Poursuivant son discours : ‘<<...Les autres...ben je dis y en a qui se démerdent autrement et puis voilà et puis ils s'en sortent...surtout les mecs ça...les mecs sont casés, ils ont un enfant et puis voilà...après c'est le cercle hein, ils ont un appartement parce qu'ils ont travaillé pendant quelque temps, après ils ont plus de travail, peuvent pas les mettre à la rue parce qu'ils ont un enfant, donc y a des aides, y a des machins comme ça...ils s'en sortent bien...y en a qui s'en sortent pas...(relance: s'en sortir ?) s'en sortir c'est pouvoir faire sa vie comme comme heu nos parents ils ont fait et puis faire des enfants parce que heu une vie sans enfants c'est peut-être pas normal non plus, enfin ça dépend des gens mais moi j'ai envie d'avoir des enfants et puis pouvoir manger à sa faim et puis voilà c'est tout sans faire d'excès quoi, avant on m'aurait posé la question c'était voyager, partir, machin, plus maintenant, maintenant c'est le minimum quoi...minimum, avoir un toit et manger, avoir des enfants, pouvoir qui puissent aller à l'école et puis voilà...et puis avoir du boulot, et si y en n'a pas tout le temps, au moins de temps en temps>>.’ Le travail n'apparaît pas comme ce qui donne sens à l'existence, c'est un moyen, substituable, pour réaliser sa vie, <<faire sa vie>>, se réaliser.
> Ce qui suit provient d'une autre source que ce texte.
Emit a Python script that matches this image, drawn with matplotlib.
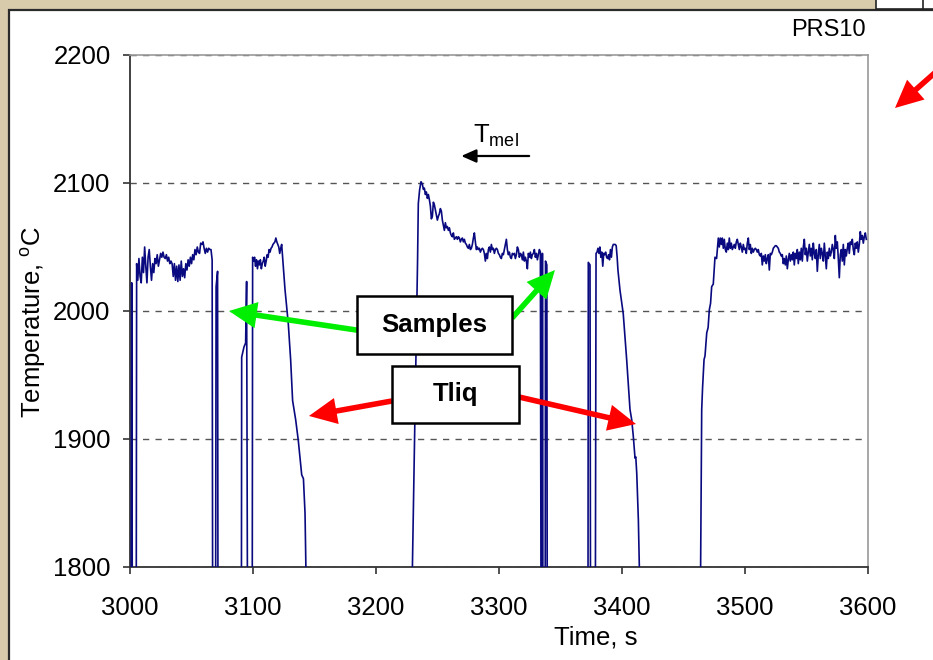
import numpy as np
import matplotlib
matplotlib.use('Agg')
import matplotlib.pyplot as plt
from matplotlib.patches import Rectangle, FancyArrowPatch

plt.rcParams['font.family'] = ['Liberation Sans', 'DejaVu Sans']
plt.rcParams['mathtext.fontset'] = 'custom'
plt.rcParams['mathtext.rm'] = 'Liberation Sans'
plt.rcParams['mathtext.it'] = 'Liberation Sans:italic'
plt.rcParams['mathtext.bf'] = 'Liberation Sans:bold'

# ---------------- data (time in s, temperature in degC) ----------------
# values below 1800 = pyrometer out of range (probe / sampling), clipped by the axis
below = 1700

start_t = [3000.8, 3001.4, 3002.0, 3005.0]
start_T = [below, 2022, below, below]

plateau_a_t0, plateau_a_dt = 3005.4, 0.93
plateau_a_T = [2037, 2024, 2041, 2027, 2022, 2042, 2030, 2050, 2035, 2022,
               2042, 2048, 2035, 2024, 2037, 2030, 2041, 2037, 2044, 2035,
               2040, 2045, 2042, 2046, 2042, 2041, 2044, 2039, 2042, 2037,
               2039, 2037, 2027, 2037, 2024, 2035, 2023, 2036, 2024, 2039,
               2027, 2033, 2026, 2037, 2032, 2040, 2035, 2042, 2037, 2044,
               2040, 2048, 2044, 2050, 2046, 2045, 2053, 2052, 2054, 2049,
               2045, 2049, 2046, 2049, 2048, 2048, 2040]

gap_ab_t = [3067.3, 3069.5, 3070.0, 3071.2, 3071.6, 3090.5, 3090.8, 3092.7,
            3094.0, 3094.8, 3095.7, 3099.3]
gap_ab_T = [below, below, 2019, 2031, below, below, 1964, 1972,
            1975, 2023, below, below]

plateau_b_t0, plateau_b_dt = 3099.7, 0.787
plateau_b_T = [2042, 2039, 2042, 2035, 2040, 2033, 2039, 2036, 2040, 2033,
               2037, 2039, 2042, 2035, 2039, 2044, 2042, 2048, 2046, 2049,
               2050, 2052, 2053, 2054, 2057, 2054, 2052, 2050, 2045, 2049,
               2052, 2042]

fall_b_t = [3125.2, 3126.0, 3128.7, 3130.6, 3132.2, 3134.7, 3136.8, 3139.6,
            3141.0, 3142.3, 3143.0, 3143.5, 3229.3, 3229.6, 3233.8, 3234.4,
            3235.5, 3236.6]
fall_b_T = [2027, 2017, 1990, 1962, 1930, 1915, 1899, 1872,
            1869, 1842, 1800, below, below, 1800, 2040, 2084,
            2095, 2101]

plateau_c_t0, plateau_c_dt = 3237.7, 0.813
plateau_c_T = [2099, 2095, 2096, 2091, 2093, 2088, 2091, 2087, 2082, 2072,
               2074, 2085, 2083, 2079, 2075, 2071, 2074, 2076, 2080, 2078,
               2071, 2067, 2063, 2069, 2065, 2066, 2063, 2065, 2061, 2059,
               2058, 2061, 2056, 2057, 2058, 2056, 2058, 2057, 2054, 2056,
               2057, 2054, 2056, 2053, 2052, 2050, 2049, 2052, 2048, 2049,
               2052, 2057, 2061, 2054, 2048, 2050, 2048, 2049, 2046, 2048,
               2049, 2048, 2045, 2039, 2045, 2041, 2048, 2050, 2046, 2052,
               2048, 2049, 2045, 2048, 2049, 2048, 2045, 2044, 2042, 2041,
               2045, 2044, 2048, 2052, 2056, 2048, 2044, 2046, 2042, 2041,
               2045, 2044, 2045, 2041, 2044, 2050, 2048, 2042, 2045, 2044,
               2040, 2046, 2039, 2042, 2039, 2033, 2045, 2042, 2046, 2041,
               2044, 2045, 2048, 2042, 2045, 2040, 2044, 2048, 2046]

gap_cd_t = [3334.3, 3335.0, 3335.3, 3335.8, 3337.5, 3337.8, 3338.9, 3339.3,
            3372.3, 3372.6, 3374.0, 3374.5, 3378.2]
gap_cd_T = [below, below, 2045, below, below, 2039, 2036, below,
            below, 2038, 2036, below, below]

plateau_d_t0, plateau_d_dt = 3378.9, 0.78
plateau_d_T = [2045, 2046, 2049, 2045, 2050, 2042, 2046, 2035, 2045, 2044,
               2046, 2042, 2041, 2044, 2040, 2048, 2042, 2050, 2052, 2052,
               2052, 2051, 2042]

fall_d_t = [3396.7, 3398.4, 3401.0, 3403.8, 3406.5, 3407.9, 3409.2, 3410.6,
            3411.2, 3412.0, 3413.3, 3414.1, 3414.6,
            3463.2, 3464.8, 3465.5, 3466.7, 3467.5, 3468.9, 3470.0, 3471.0,
            3472.0, 3472.9, 3474.2, 3475.6, 3476.9]
fall_d_T = [2032, 2016, 1998, 1962, 1923, 1915, 1902, 1885,
            1886, 1873, 1837, 1800, below,
            below, 1923, 1940, 1962, 1965, 1983, 1987, 2001,
            2006, 2019, 2021, 2042, 2041]

plateau_e_t0, plateau_e_dt = 3478.3, 0.813
plateau_e_T = [2057, 2050, 2057, 2052, 2057, 2049, 2056, 2048, 2046, 2053,
               2048, 2057, 2049, 2053, 2048, 2050, 2052, 2049, 2054, 2056,
               2052, 2048, 2053, 2050, 2046, 2052, 2048, 2049, 2045, 2053,
               2057, 2048, 2052, 2045, 2049, 2046, 2048, 2049, 2048, 2046,
               2048, 2044, 2043, 2045, 2036, 2043, 2039, 2044, 2037, 2041,
               2044, 2032, 2045, 2044, 2046, 2049, 2050, 2051, 2051, 2050,
               2049, 2046, 2045, 2043, 2044, 2037, 2041, 2036, 2043, 2033,
               2040, 2045, 2039, 2044, 2040, 2046, 2036, 2045, 2041, 2048,
               2037, 2046, 2040, 2049, 2039, 2050, 2056, 2044, 2049, 2039,
               2046, 2052, 2043, 2049, 2040, 2053, 2045, 2041, 2048, 2031,
               2044, 2052, 2041, 2049, 2045, 2039, 2053, 2043, 2033, 2046,
               2041, 2049, 2043, 2046, 2052, 2048, 2041, 2059, 2049, 2054,
               2041, 2026, 2044, 2048, 2039, 2052, 2036, 2048, 2043, 2049,
               2053, 2045, 2054, 2052, 2056, 2048, 2044, 2053, 2049, 2054,
               2046, 2052, 2062, 2056, 2059, 2053, 2058, 2061, 2056]

x_ticks = [3000, 3100, 3200, 3300, 3400, 3500, 3600]
y_ticks = [1800, 1900, 2000, 2100, 2200]


def plateau(t0, dt, vals):
    return list(t0 + dt * np.arange(len(vals))), list(vals)


pa_t, pa_T = plateau(plateau_a_t0, plateau_a_dt, plateau_a_T)
pb_t, pb_T = plateau(plateau_b_t0, plateau_b_dt, plateau_b_T)
pc_t, pc_T = plateau(plateau_c_t0, plateau_c_dt, plateau_c_T)
pd_t, pd_T = plateau(plateau_d_t0, plateau_d_dt, plateau_d_T)
pe_t, pe_T = plateau(plateau_e_t0, plateau_e_dt, plateau_e_T)

time = np.array(start_t + pa_t + gap_ab_t + pb_t + fall_b_t + pc_t + gap_cd_t
                + pd_t + fall_d_t + pe_t)
temp = np.array(start_T + pa_T + gap_ab_T + pb_T + fall_b_T + pc_T + gap_cd_T
                + pd_T + fall_d_T + pe_T)

# ---------------- figure ----------------
W, H = 933, 660
fig = plt.figure(figsize=(W / 100, H / 100), dpi=100)
fig.patch.set_facecolor('#d8cbab')

# white slide panel (behind the axes)
fig.patches.append(Rectangle((9 / W, -0.01), 1.02, 1 - 10 / H + 0.01,
                             transform=fig.transFigure, facecolor='white',
                             edgecolor='#2a2a2a', lw=1.6, zorder=-10))
# small table fragment top right
fig.patches.append(Rectangle((876 / W, 1 - 9 / H), 60 / W, 12 / H,
                             transform=fig.transFigure, facecolor='white',
                             edgecolor='#222222', lw=1.2, zorder=-9))
fig.lines.append(plt.Line2D([923 / W, 923 / W], [1 - 9 / H, 1.0],
                            transform=fig.transFigure, color='#222222', lw=1.2,
                            zorder=-8))

ax = fig.add_axes([130 / W, 1 - 567 / H, 738 / W, 512 / H])
ax.set_zorder(1)
ax.set_facecolor('white')

ax.plot(time, temp, color='#0a0a80', lw=1.2, zorder=3)

ax.set_xlim(3000, 3600)
ax.set_ylim(1800, 2200)
ax.set_xticks(x_ticks)
ax.set_yticks(y_ticks)
ax.tick_params(axis='both', direction='out', length=5, width=1.2,
               color='#333333', labelsize=18.5)
ax.tick_params(axis='x', pad=16)
ax.tick_params(axis='y', pad=9)

for s in ['top', 'right']:
    ax.spines[s].set_color('#9a9a9a')
    ax.spines[s].set_linewidth(1.2)
for s in ['left', 'bottom']:
    ax.spines[s].set_color('#333333')
    ax.spines[s].set_linewidth(1.3)

ax.yaxis.grid(True, linestyle=(0, (4.5, 4.5)), color='#555555', lw=1.0)
ax.set_axisbelow(True)

fig.text(596 / W, 1 - 637 / H, 'Time, s', ha='center', va='center', fontsize=18.5)
fig.text(33 / W, 1 - 322 / H, r'Temperature, $^{\mathregular{o}}$C',
         ha='center', va='center', rotation=90, fontsize=18.5)
fig.text(866 / W, 1 - 30 / H, 'PRS10', ha='right', va='center', fontsize=17)

# boxes
samples_box = Rectangle((0.3076, 0.416), 0.21, 0.1133, transform=ax.transAxes,
                        facecolor='white', edgecolor='black', lw=1.8, zorder=6)
tliq_box = Rectangle((0.355, 0.28125), 0.1721, 0.1114, transform=ax.transAxes,
                     facecolor='white', edgecolor='black', lw=1.8, zorder=6)
ax.add_patch(samples_box)
ax.add_patch(tliq_box)
ax.text(0.4126, 0.4727, 'Samples', transform=ax.transAxes, ha='center',
        va='center', fontsize=18.5, fontweight='bold', zorder=7)
ax.text(0.4411, 0.337, 'Tliq', transform=ax.transAxes, ha='center',
        va='center', fontsize=18.5, fontweight='bold', zorder=7)

arrow_style = 'simple,head_width=1.9,head_length=2.0,tail_width=0.4'


def big_arrow(tail, tip, color):
    ax.annotate('', xy=tip, xytext=tail,
                arrowprops=dict(arrowstyle=arrow_style, mutation_scale=10,
                                color=color, shrinkA=0, shrinkB=0, lw=0),
                zorder=5, annotation_clip=False)


green = '#00ee00'
red = '#ff0000'
big_arrow((3185, 1985), (3080.5, 2000), green)
big_arrow((3310.6, 1994.5), (3345.5, 2032), green)
big_arrow((3213, 1929.7), (3145.5, 1918), red)
big_arrow((3316.3, 1932.8), (3411.4, 1911.7), red)

# red arrow at top right (coming from outside the slide)
fig.patches.append(FancyArrowPatch((955 / W, 1 - 55 / H), (895 / W, 1 - 108 / H),
                                   transform=fig.transFigure,
                                   arrowstyle=arrow_style, mutation_scale=10,
                                   color=red, lw=0, shrinkA=0, shrinkB=0,
                                   zorder=5))

# T_mel label with arrow
ax.text(3279.0, 2131.3, r'T$_{\mathregular{mel}}$', ha='left', va='baseline',
        fontsize=18.5, zorder=7)
ax.annotate('', xy=(3269.3, 2121.1), xytext=(3324.5, 2121.1),
            arrowprops=dict(arrowstyle='-|>,head_length=0.45,head_width=0.2',
                            mutation_scale=20, color='black', lw=1.6,
                            shrinkA=0, shrinkB=0), zorder=7)

fig.savefig('out.png', dpi=100, facecolor=fig.get_facecolor())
Faire sa vie, pour Christine c'est avoir des enfants. Pour cela, il faut obtenir de la société le minimum auquel on a droit - <<j'ai droit au RMI>> - et le compléter - <<au moins de temps en temps>> - par du travail.

On voit dès lors combien le travail n'est pas, pour Christine, un vecteur de réalisation personnelle incontournable, ou alors peut-être, comment il lui a fallu se reconstruire, au fil d'un parcours d'exclusion, une identité "acceptable" pour elle-même, tournée vers la "reproduction" d'elle-même - <<avoir des enfants>>. Du reste, <<s'en sortir>>, c'est pouvoir faire sa vie comme les parents, avoir des enfants, un toit, vivre <<sans excès>>. Loin de toute velléité anarchiste ou contestataire, ce que Christine revendique c'est l'intégration minimum à la normalité. Comme elle, Nagette, Sophie, Sonia, Sandrine B, Annie et Sofia aspirent à "une petite vie tranquille" que symbolise la trilogie famille-boulot-loisirs.

Il s'agit pour moi de contribuer aux débats sur le RMI en essayant de comprendre comment se vit "de l'intérieur" ce que l'on a pris l'habitude de nommer "de l'extérieur", l'exclusion ; puisque si le "I" du RMI est bien le "I" de "l'insertion", le doute subsiste quant à savoir si l'allocation est en elle-même constitutive d'insertion ou si l'insertion est au contraire l'objectif visé post-allocation ? On voit bien par là, dans la difficulté qu'il y a, à clarifier le couple insertion-exclusion, dedans-dehors, normal-pathologique, à identifier les critères de l'insertion par rapport à ceux de l'exclusion, à quel point l'enjeu est un enjeu de frontières.

Autrement dit, Christine accepterait bien à la limite le statut de bénéficiaire du RMI, si on lui accorde en contrepartie la possibilité de <<faire sa vie>>, <<d'avoir des enfants>>. Revenu Minimum d'Insertion dans la société à nécessairement compléter par quelques activités non déclarées, car l'Insertion dans le travail paraît, au fil des ans, un objectif qui échappe au possible.